One wonders about the fate of the Turkish Republic in five years, let alone five millennia. Erdogan is fully aligned with the Muslim Brotherhood, fails to respond to rocket attacks by Iran on Turkish territory, continues to persecute the Kurdish population, and maintains the occupation of north Cyprus.

Erdogan and Sanchez have a partner in France’s wannabe peacemaker Emmanuel Macron. Israel nixed the French president as a negotiator in the direct talks between Israel and Lebanon. As Jerusalem Post editor-in-chief Zvika Klein put it: “You cannot embargo a country’s weapons, block its arms flights, condemn its military operations as ‘indiscriminate,’ and then demand a seat at its negotiating table. That is not diplomacy. That is audacity… Israel did not disqualify France. France disqualified France.”

This brings me back to Pakistan.

I have frequently advocated for what I call the “I-P Test of World Hypocrisy.” Instead of “Israel” and the “Palestinians,” think of India and Pakistan.

The disputes in both regions began in similar circumstances following the end of British rule, in 1947 in the case of India and Pakistan, and 1948 for Israel. (At the time, not even the Arab countries that immediately attacked the nascent Jewish state referred to the Arab residents as “Palestinians.”) An estimated 15 million people were uprooted in Hindu-majority India and Muslim-majority Pakistan. Between one million and two million people died during the upheaval.

Close to 80 years later, India and Pakistan have an uneasy relationship that occasionally flares into conflict, particularly in disputed areas such as Kashmir. There is not, however, a “refugee problem.” That’s because the Hindus and Sikhs who fled Pakistan for India, and the Muslims who escaped in the other direction – whether from fear or violent coercion – have not spent the intervening decades being sold the illusion that they will move back and destroy their enemies.

Similarly, the approximately 850,000 Jews who left/fled Arab countries do not consider themselves “refugees” in Israel.

There is no separate UN body whose sole purpose is to keep Muslims who fled India as permanent refugees, while UNRWA (the United Nations Relief and Works Agency for Palestine Refugees in the Near East) has helped the initial figure of 700,000 Arab refugees balloon into some six million today, some five generations later.

The UN doesn’t fixate on finding fault with India in regular mandated reports and debates.
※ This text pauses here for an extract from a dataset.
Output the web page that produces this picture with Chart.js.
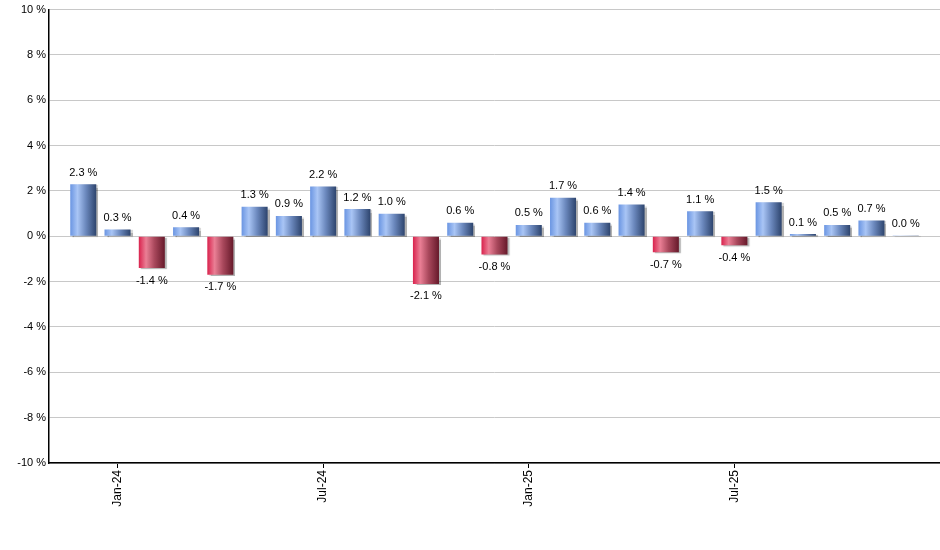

Only Israel receives that treatment. Incidentally, an underreported news story in Pakistan is the court ruling that Maria Shahbaz, a Christian girl whose family says was abducted at age 12 or 13 and forcibly converted to Islam, should stay with the 30-year-old man who kidnapped and married her.

Peace talks should be aimed at, well, bringing peace. When you negotiate in bad faith – whatever that faith is – you’re not making the world a better place, but a more dangerous one. An agreement that leaves an armed jihadist regime or organization in power, be it in Tehran or among its proxies, is not a peace treaty.

You might die holding your breath waiting for the world to figure out that it’s not Israel that’s the problem.